Draytek is still mostly using quite old MIPS processors, these days owned ny MaxLinear, prior to that by Intel and originally by Lantiq. Some of this obviously has to do with the xDSL capabilities, since the chips in question have good xDSL support.
However, the SoCs were originally launched as far back as 2014, with some being from 2017, since Intel didn't invest too heavily into new SoC designs due to them pushing to sell Atom based router chips. However, the latter backfired, as Intel has some major hardware bugs in those platforms and based on what I know, most of them were never manufactured.
So what you're looking at is 600MHz to 1GHz dual core chips, albeit with a faster network engine. They're capable up to a point, MIPS processors are good for routing data compared to Arm based processors, but they're not as good when it comes to technically everything else.
It seems like they're using MTK in some of their non xDSL products, but it's still MIPS based processors from 5+ years ago.
Obviously in your case, you don't need the WiFi end of the router, but Draytek is way behind here compared to the competition, most likely because they have to spend a lot of time to make the WiFi drivers work on their platform, since not only are MIPS and Arm Linux different enough to require the drivers to be recompiled, but as there's obviously going to be some work to integrate everything into their own custom OS, although this mostly applies to all router manufacturers.

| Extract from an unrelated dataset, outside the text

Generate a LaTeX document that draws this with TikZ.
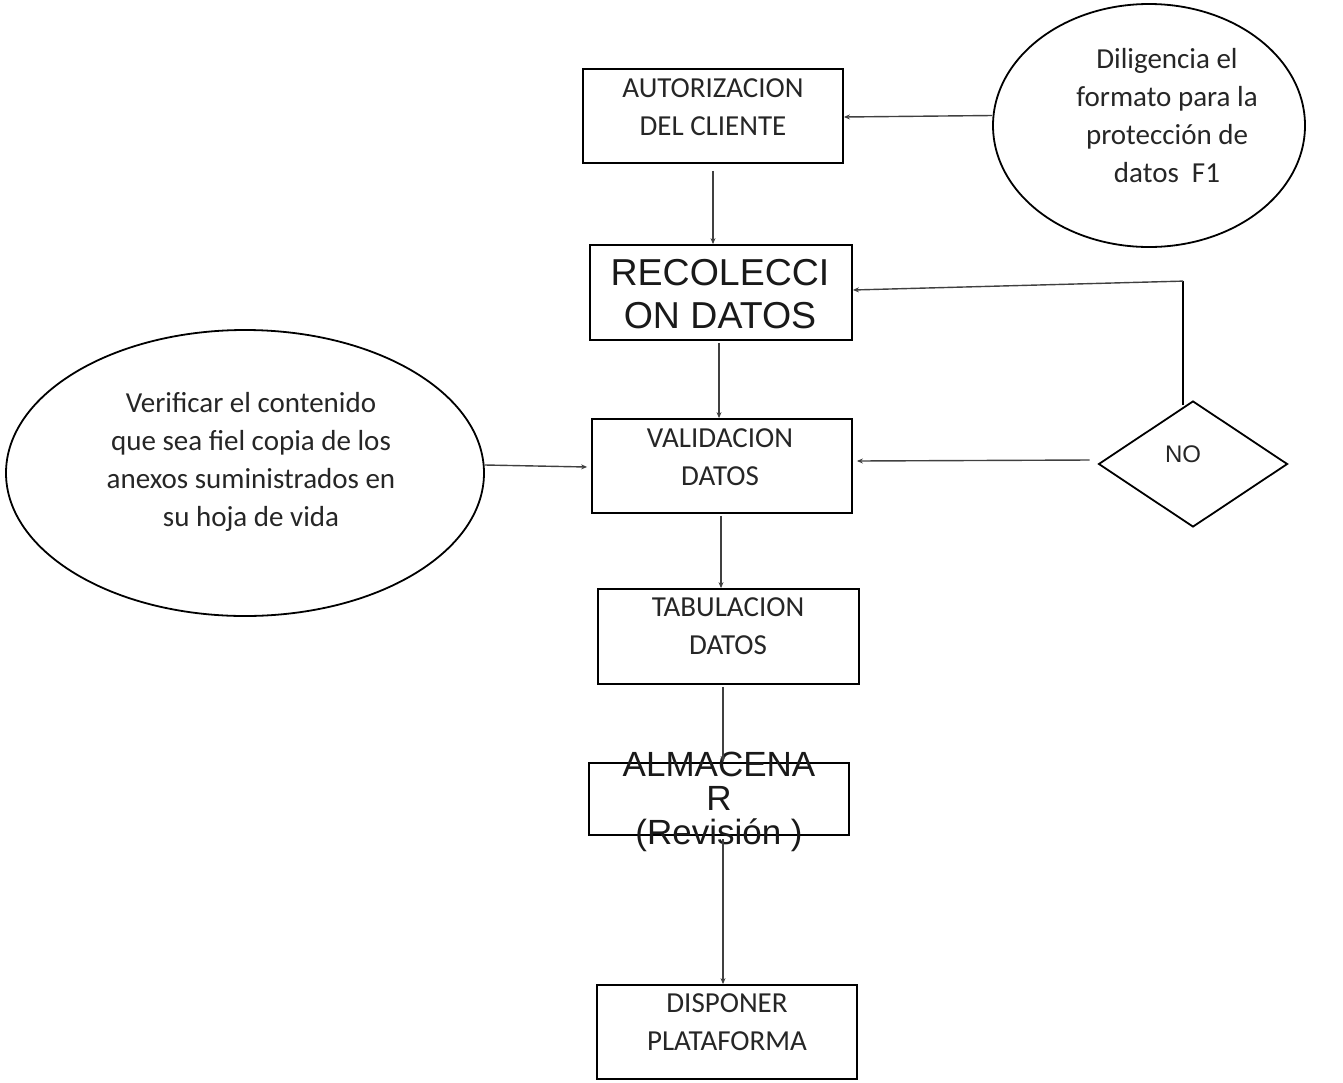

I'm not saying Draytek are making bad products as such, they are after all known for making very stable products, but they are behind the competition if you start comparing things like VPN throughput, WiFi performance and options, as well as many other things.
If you like them and if the performance is good enough for your needs, there's no real reason not to buy their products, if you keep the limitations in mind. Unlike say TP-Link and several other of their competitors, they do seem to provide better software/firmware support, which is a bonus.
A bonus with the Asus, is that Merlin supports it. And it was the 68, not 86 that I linked to
www.asuswrt-merlin.net
One last thing, if you get a router with WiFi and decide not to use the integrate WiFi, please attach the antennas regardless, as you can fry the WiFi power amplifiers if you power on a router without the antennas attached.